Надо полагать, для обремененного большим семейством и рутинной службой бухгалтера ежевечерняя порция спиртного была единственным удовольствием, которое он мог себе позволить. Но при всех трудностях жизни Константин Никитич сохранил добродушный характер: он никогда не повышал голоса и не применял мер «физического воздействия» при воспитании детей. А главное, по натуре он был оптимистом, благодаря чему постоянную нехватку денег и другие «мелкие неприятности» его семейство переносило стойко и с юмором.

Желание доставить домашним радость нередко толкало Константина Никитича на непрактичные покупки, сокращавшие и без того скудный семейный бюджет. Так, однажды он купил ребятам подержанный велосипед, который в те годы считался роскошью. Но тот через несколько дней развалился, поскольку оказался совершенно изношенным. Потом к совершеннолетию старшего сына приобрел старое ружье, которое, хотя и было иностранным, не стреляло вовсе. Затем как-то по весне купил в Загорске (ныне Сергиев Посад) козу, чтобы обеспечить семью, переезжавшую на лето в деревню, молоком. Он вел ее пешком до дома пятнадцать километров, но коза вскоре околела, оказавшись больной. Случались и другие авантюры подобного рода. Представляя свою покупку, Константин Никитич имел привычку приговаривать: «Ну вот вам велосипед-самокат!..» Или: «Ну вот вам ружье. Оно само будет стрелять!..» Или: «Вот купил вам козу. Она сама будет доиться!..»

По этому поводу его дети сложили шутливое присловье: «Живем теперь хорошо. У нас есть теперь все: велосипед-самокат, ружье-самострел, иголка-самошвейка, поросенок-саморосток, коза-самодоилка!..» Шутила ли по этому поводу хозяйка дома, берегшая каждую копейку, остается только догадываться. Но при детях, во всяком случае, родители не поругались ни разу.

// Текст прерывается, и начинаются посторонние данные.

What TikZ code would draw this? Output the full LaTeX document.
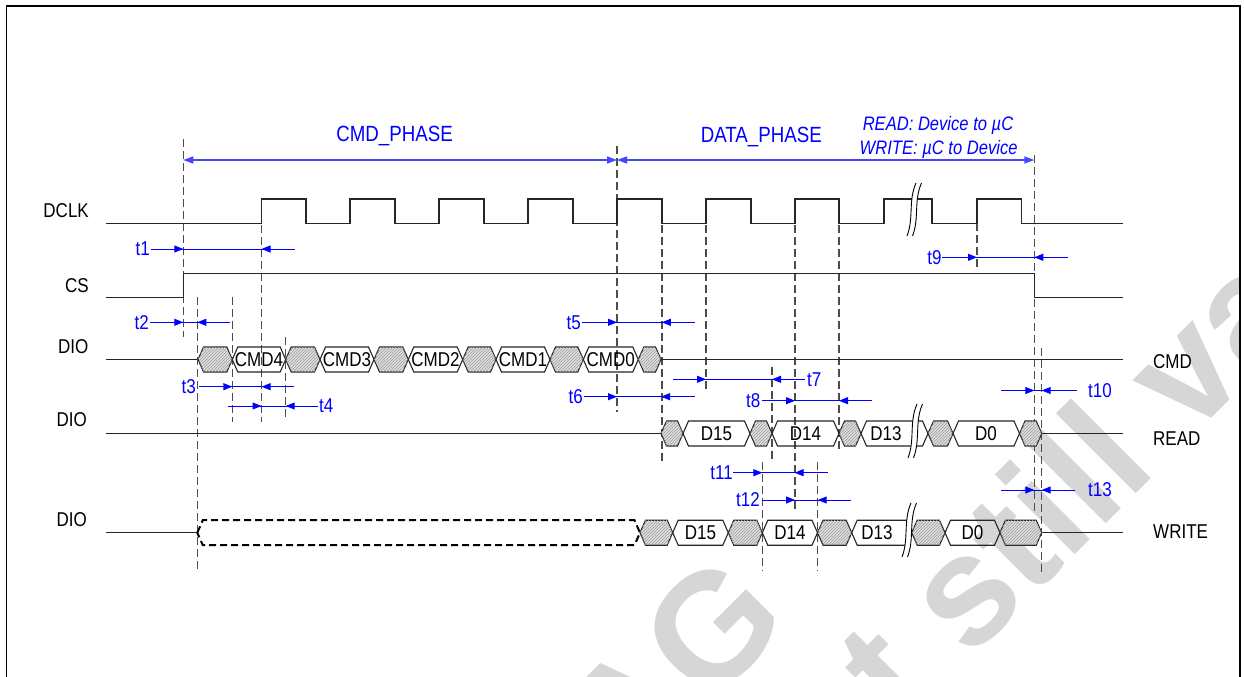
\documentclass[tikz,border=0pt]{standalone}
\usepackage{fontspec}
\setmainfont{Liberation Sans}[FakeStretch=0.85]
\newfontfamily\wmfont{Liberation Sans}
\usetikzlibrary{arrows.meta,patterns}
\definecolor{sig}{gray}{0.15}
\definecolor{dimblue}{RGB}{0,0,255}
\definecolor{phaseblue}{RGB}{70,70,255}
\definecolor{wm}{gray}{0.84}
\newcommand\hsl{5.5}
\newcommand\hhl{12.5}
\newcommand\hexseg[4]{\draw[#4] (#1,#3) -- (#1+\hsl,#3-\hhl) -- (#2-\hsl,#3-\hhl) -- (#2,#3) -- (#2-\hsl,#3+\hhl) -- (#1+\hsl,#3+\hhl) -- cycle;}
\newcommand\dimarr[5]{%
  \draw[dimline] (#2,#1) -- (#5,#1);
  \draw[dimline,-{Triangle[length=9pt,width=7pt]}] (#3-9,#1) -- (#3,#1);
  \draw[dimline,-{Triangle[length=9pt,width=7pt]}] (#4+9,#1) -- (#4,#1);}
\newcommand\brksym[3]{%
  \fill[white] (#1+4,#2) .. controls (#1-4,#2+18) and (#1+2,#3-18) .. (#1-5,#3) -- (#1+0.5,#3) .. controls (#1+7.5,#3-18) and (#1+1.5,#2+18) .. (#1+9.5,#2) -- cycle;
  \draw[brkline] (#1+4,#2) .. controls (#1-4,#2+18) and (#1+2,#3-18) .. (#1-5,#3);
  \draw[brkline] (#1+9.5,#2) .. controls (#1+1.5,#2+18) and (#1+7.5,#3-18) .. (#1+0.5,#3);}
\newcommand\vdsh[3]{\draw[vdl] (#1,#2) -- (#1,#3);}
\begin{document}
\begin{tikzpicture}[x=1pt,y=-1pt,
  sigline/.style={draw=sig,line width=1.4pt},
  hatch/.style={draw=sig,line width=1.1pt,fill=black!13,postaction={pattern=north east lines,pattern color=black!38}},
  databox/.style={draw=sig,line width=1.1pt},
  zbox/.style={draw=black,line width=2pt,dash pattern=on 7pt off 4pt,fill=white},
  vdl/.style={draw=black!70,line width=1.1pt,dash pattern=on 8pt off 4pt},
  dimline/.style={draw=dimblue,line width=1pt},
  phase/.style={draw=phaseblue,line width=1.5pt},
  brkline/.style={draw=black,line width=0.9pt},
  lbl/.style={inner sep=0pt,font=\fontsize{20}{24}\selectfont,text=black},
  tl/.style={inner sep=0pt,font=\fontsize{20}{24}\selectfont,text=dimblue},
  ph/.style={inner sep=0pt,font=\fontsize{22}{26}\selectfont,text=dimblue},
  wmtext/.style={inner sep=0pt,font=\wmfont\bfseries\fontsize{156}{156}\selectfont,text=wm,rotate=45}]
\useasboundingbox (0,0) rectangle (1245,677);
% watermark
\begin{scope}
\clip (8,8) rectangle (1238.5,677);
\node[wmtext,anchor=base east] (wm1) at (793,623) {AG};
\node[wmtext,anchor=base west] (wm2) at (902,728) {t still va};
\end{scope}
% frame
\draw[line width=1.5pt] (6.5,690) -- (6.5,6) -- (1240,6) -- (1240,690);
% phase labels
\node[ph] (cmdphase) at (394.6,136.3) {CMD\_PHASE};
\node[ph] (dataphase) at (761.3,136.7) {DATA\_PHASE};
\node[tl,anchor=base,font=\itshape\fontsize{19.5}{23}\selectfont] (rdir) at (938,130.5) {READ: Device to µC};
\node[tl,anchor=base,font=\itshape\fontsize{19.5}{23}\selectfont] (wdir) at (938.6,154.3) {WRITE: µC to Device};
\draw[phase,{Triangle[length=10pt,width=7pt]}-{Triangle[length=10pt,width=7pt]}] (183.3,160) -- (617,160);
\draw[phase,{Triangle[length=10pt,width=7pt]}-{Triangle[length=10pt,width=7pt]}] (617,160) -- (1034.3,160);
% dashed verticals
\vdsh{183.3}{139}{337}
\vdsh{617}{146}{411.7}
\vdsh{1034.3}{155}{511.7}
\vdsh{261.5}{225}{421.7}
\vdsh{197.3}{297}{570}
\vdsh{232.3}{297}{421.7}
\vdsh{285.7}{337.3}{419.3}
\vdsh{662}{225}{460.7}
\vdsh{706}{225}{392.7}
\vdsh{795}{225}{510}
\vdsh{839}{225}{451.7}
\vdsh{977}{223}{266.7}
\vdsh{772}{366.7}{460}
\vdsh{762.3}{461.7}{570}
\vdsh{817.7}{461.7}{570}
\vdsh{1041.7}{348}{571.7}
% left labels
\node[lbl,anchor=east] (ldclk) at (89,210.3) {DCLK};
\node[lbl,anchor=east] (lcs) at (89,285.3) {CS};
\node[lbl,anchor=east] (ldio1) at (88.5,346.3) {DIO};
\node[lbl,anchor=east] (ldio2) at (87,420) {DIO};
\node[lbl,anchor=east] (ldio3) at (87,519.4) {DIO};
% right labels
\node[lbl,anchor=west] (rcmd) at (1153,361.3) {CMD};
\node[lbl,anchor=west] (rread) at (1153,438.7) {READ};
\node[lbl,anchor=west] (rwrite) at (1153,531.7) {WRITE};
% DCLK
\draw[sigline] (106,223.5) -- (261.5,223.5) -- (261.5,199) -- (306,199) -- (306,223.5) -- (350,223.5) -- (350,199) -- (395,199) -- (395,223.5) -- (439,223.5) -- (439,199) -- (484,199) -- (484,223.5) -- (528,223.5) -- (528,199) -- (573,199) -- (573,223.5) -- (617,223.5) -- (617,199) -- (662,199) -- (662,223.5) -- (706,223.5) -- (706,199) -- (751,199) -- (751,223.5) -- (795,223.5) -- (795,199) -- (839,199) -- (839,223.5) -- (884,223.5) -- (884,199) -- (932,199) -- (932,223.5) -- (977,223.5) -- (977,199) -- (1021.7,199) -- (1021.7,223.5) -- (1123,223.5);
\brksym{912}{183}{236}
% CS
\draw[sigline] (106,297.5) -- (183.3,297.5) -- (183.3,273.3) -- (1034.3,273.3) -- (1034.3,297.5) -- (1123,297.5);
% DIO CMD row
\draw[sigline] (106,359.5) -- (198,359.5);
\draw[sigline] (661,359.5) -- (1123,359.5);
\hexseg{198}{232.3}{359.5}{hatch}
\hexseg{232.3}{285.7}{359.5}{databox}
\hexseg{285.7}{320}{359.5}{hatch}
\hexseg{320}{374}{359.5}{databox}
\hexseg{374}{408.3}{359.5}{hatch}
\hexseg{408.3}{462.7}{359.5}{databox}
\hexseg{462.7}{496}{359.5}{hatch}
\hexseg{496}{550}{359.5}{databox}
\hexseg{550}{583.3}{359.5}{hatch}
\hexseg{583.3}{638.3}{359.5}{databox}
\hexseg{638.3}{661}{359.5}{hatch}
\node[lbl] (cmd4) at (259,359.5) {CMD4};
\node[lbl] (cmd3) at (347,359.5) {CMD3};
\node[lbl] (cmd2) at (435.5,359.5) {CMD2};
\node[lbl] (cmd1) at (523,359.5) {CMD1};
\node[lbl] (cmd0) at (610.8,359.5) {CMD0};
% READ row
\draw[sigline] (106,433.5) -- (661,433.5);
\draw[sigline] (1041.7,433.5) -- (1123,433.5);
\hexseg{661}{683}{433.5}{hatch}
\hexseg{683}{750}{433.5}{databox}
\hexseg{750}{772}{433.5}{hatch}
\hexseg{772}{839}{433.5}{databox}
\hexseg{839}{861}{433.5}{hatch}
\hexseg{861}{928}{433.5}{databox}
\hexseg{928}{953}{433.5}{hatch}
\hexseg{953}{1019.5}{433.5}{databox}
\hexseg{1019.5}{1041.7}{433.5}{hatch}
\brksym{913}{404}{458}
\node[lbl] (rd15) at (716.5,433.5) {D15};
\node[lbl] (rd14) at (805.5,433.5) {D14};
\node[lbl] (rd13) at (886,433.5) {D13};
\node[lbl] (rd0) at (986,433.5) {D0};
% WRITE row
\draw[sigline] (106,532.7) -- (197.3,532.7);
\draw[sigline] (1041.7,532.7) -- (1123,532.7);
\hexseg{197.3}{640}{532.7}{zbox}
\hexseg{640}{672.7}{532.7}{hatch}
\hexseg{672.7}{728.3}{532.7}{databox}
\hexseg{728.3}{762.3}{532.7}{hatch}
\hexseg{762.3}{817.5}{532.7}{databox}
\hexseg{817.5}{851.7}{532.7}{hatch}
\hexseg{851.7}{911.7}{532.7}{databox}
\hexseg{911.7}{945}{532.7}{hatch}
\hexseg{945}{1000}{532.7}{databox}
\hexseg{1000}{1041.7}{532.7}{hatch}
\brksym{907}{503}{557}
\node[lbl] (wd15) at (700.5,532.7) {D15};
\node[lbl] (wd14) at (790,532.7) {D14};
\node[lbl] (wd13) at (877,532.7) {D13};
\node[lbl] (wd0) at (972.5,532.7) {D0};
% timing arrows
\dimarr{249}{151.4}{183.3}{261.5}{294.6}
\node[tl,anchor=east] (t1) at (150,249) {t1};
\dimarr{322.3}{150}{183.3}{197.3}{230}
\node[tl,anchor=east] (t2) at (149,322.3) {t2};
\dimarr{322.3}{582}{617}{661.8}{695}
\node[tl,anchor=east] (t5) at (581,322.3) {t5};
\dimarr{386.7}{199.3}{232.3}{261.5}{294.3}
\node[tl,anchor=east] (t3) at (196,386.7) {t3};
\dimarr{406}{228.3}{261.5}{285.7}{318.3}
\node[tl,anchor=west] (t4) at (319,406) {t4};
\dimarr{396.7}{584.4}{617}{661}{695}
\node[tl,anchor=east] (t6) at (583,396.7) {t6};
\dimarr{379.3}{673}{706}{772}{805}
\node[tl,anchor=west] (t7) at (807,379.3) {t7};
\dimarr{400.7}{762}{795}{839}{872}
\node[tl,anchor=east] (t8) at (760.5,400.7) {t8};
\dimarr{257.3}{941.7}{977}{1034.3}{1067.7}
\node[tl,anchor=east] (t9) at (941.7,257.3) {t9};
\dimarr{390.5}{1001}{1034.3}{1041.7}{1076.7}
\node[tl,anchor=west] (t10) at (1088,390.5) {t10};
\dimarr{472.7}{732.7}{762.3}{794.5}{828}
\node[tl,anchor=east] (t11) at (733,472.7) {t11};
\dimarr{500}{761.7}{795}{817.7}{850.7}
\node[tl,anchor=east] (t12) at (760,500) {t12};
\dimarr{490}{1001}{1034.3}{1041.7}{1075}
\node[tl,anchor=west] (t13) at (1088,490) {t13};
\end{tikzpicture}
\end{document}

Кстати говоря, младшему сыну Константин Никитич, очень любивший музыку, как-то купил гармонь, тоже, конечно, подержанную, которую тут же окрестили «гармошка-самоигралка». История умалчивает, как долго она прослужила, но и уже вернувшись с войны, Николай имел обыкновение на ней наигрывать.

Несмотря на некоторую иронию, с которой домашние воспринимали хозяйственные «комбинации» (так они их называли) отца семейства, авторитет его был непререкаем. Даже любимые ими шутки про «самодоилки», «самоигралки» и т. д. при отце не озвучивались. Хотя, как уже говорилось, он никогда и пальцем никого не тронул. А вот матушка могла иногда в сердцах стегануть своих непослушных чад ремнем. «Правда, потом, — пишет в воспоминаниях Старшинов, — плакала, показывала на своих ногах огромные, вздувшиеся от неоднократных родов и беготни вены: — Вот лопнут, тогда узнаете, как жить без меня… Еще пожалеете, что не слушались…» После этого братья расходились по углам притихшие и пристыженные.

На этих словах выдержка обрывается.